Ve bu hâl, sadece filanca veya falanca 'hoca'yı tarif etmiyor. Modern hayat tarzından kopuş ve vazgeçiş fiilen imkansız olduğuna göre "İslamî" denilen kavramı gündelik hayatında görünür kılmak isteyen herkeste, pek çok imkân sahibinde aynı mevkisizliğin alâmetleri var; ucundan, kenarından hepimiz aynı şaşkınlıktan hissedârız. Şaşkınlığımızın temel sebebi, inançlarımızı yaşadığımız çevrede kuvvetle görünür ve görüntüsüyle hissedilir hâle getirme arzusundan kaynaklanıyor. Ancak görünebilen şeylerin anlam ve ağırlık taşıdığı farz edilen bir dünyada inanç unsurlarını görünür hâle getirmek aslında bir kaçış hâlet-i ruhiyesidir. Anlamlı bir örnek teşkil etsin diye bizden öncekilerin hayat tarzına baktığımızda, onların gündelik hayatında görünür hâle getirdikleri şeyleri fark edip, onların taklidine yeltenmekle hata ediyoruz; oysa ki doğru olan şekli unsurlardan ziyade, o forma ilham ve istikamet veren fonksiyon ve anlama erişmektir. Bir evin İslâmi tarzda tezyin edilmesi için, illâ Binbir gece masalları dekorunda olduğu gibi tezyin unsurlarına, mimari elemanlara yüklenmek gerekmez ama onların icra ettiği fonksiyon pekâlâ İslâmi kılınabilir. Yurtdışındaki işçilerin satın alarak mescid hâline getirdikleri kiliselerde bu espri son derece berrak tarzda ortaya çıkıyor: Mekân temizlenir, teslis alâmetleri kapatılır, kıble istikameti düzeltilir ve orası Müslümanların mescidi olur.
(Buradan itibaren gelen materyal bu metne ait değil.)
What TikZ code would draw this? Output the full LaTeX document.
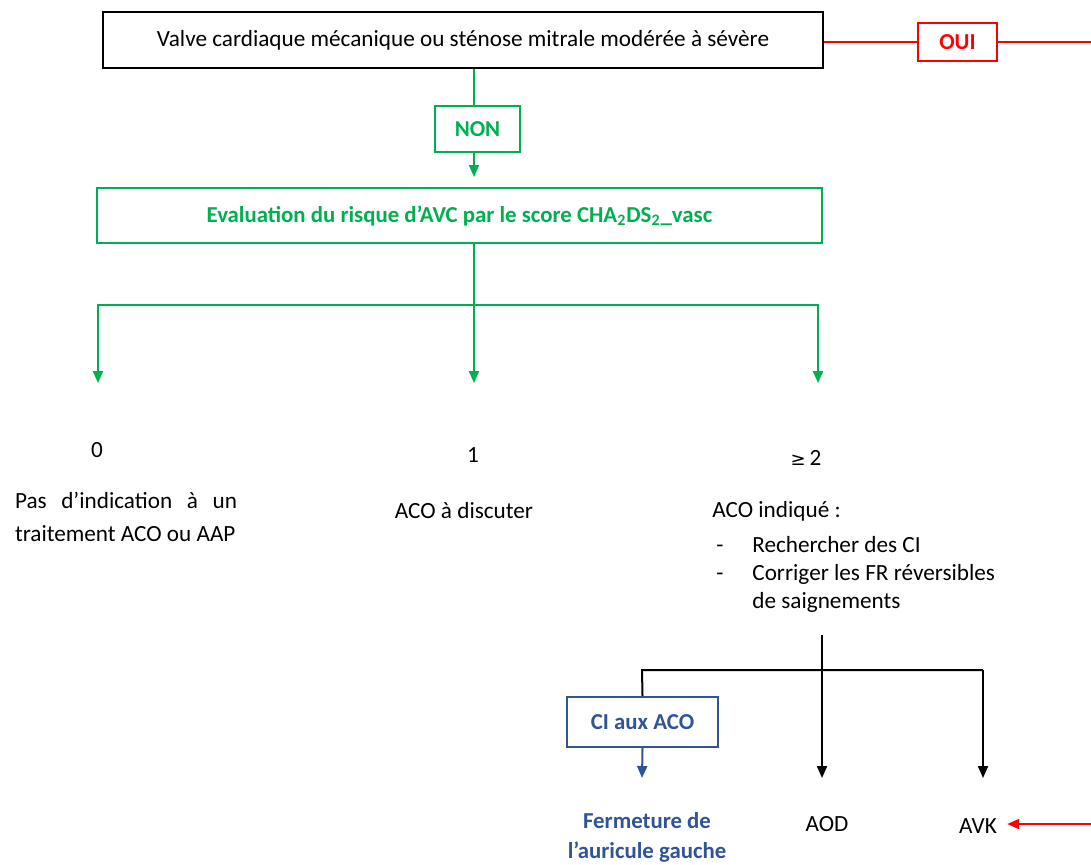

Kilisenin sair tezyini ve mimari unsurları artık tâli derecede önem taşır. İslâm şekilden ziyade mânâ ve fonksiyondur; İslâm'ın rûhu böyledir çünkü. Bir Müslümanın zenginliği de servetinin fonksiyon ve mânâsıyla tezahür eder ve etmelidir. Aynı minval üzre gidersek meselâ divan dediğimiz mobilya tarzının kendi başına İslâmi veya sair inançlara dair bir anlamı yoktur; keza yukarda bahsettiğimiz fotoğraflar arasında yer alan çifte alafranga tuvaletli, duş kabinli, çanak tarzı lavabolu banyo düzenlemesinde aslolan şekil unsurundan ziyade fonksiyondur ve 'hoca'nın 'villa'sında bana göre dekorasyon anlayışında en tutarlı mekân banyo müştemilatından ibaret.
Eşyayı tanzim, dengeyi tutturmak bakımından hayli birikim gerektirmesine rağmen belki de işin kolay tarafı; asıl zor olan insan ilişkilerinde İslâmî dokuyu, anlamı ve fonksiyonu tahakkuk ettirmek.
Hayalhânemiz bile Batılı, keşke gerekince dönebileceğimiz bir Şarklı kimliğimiz olsaydı!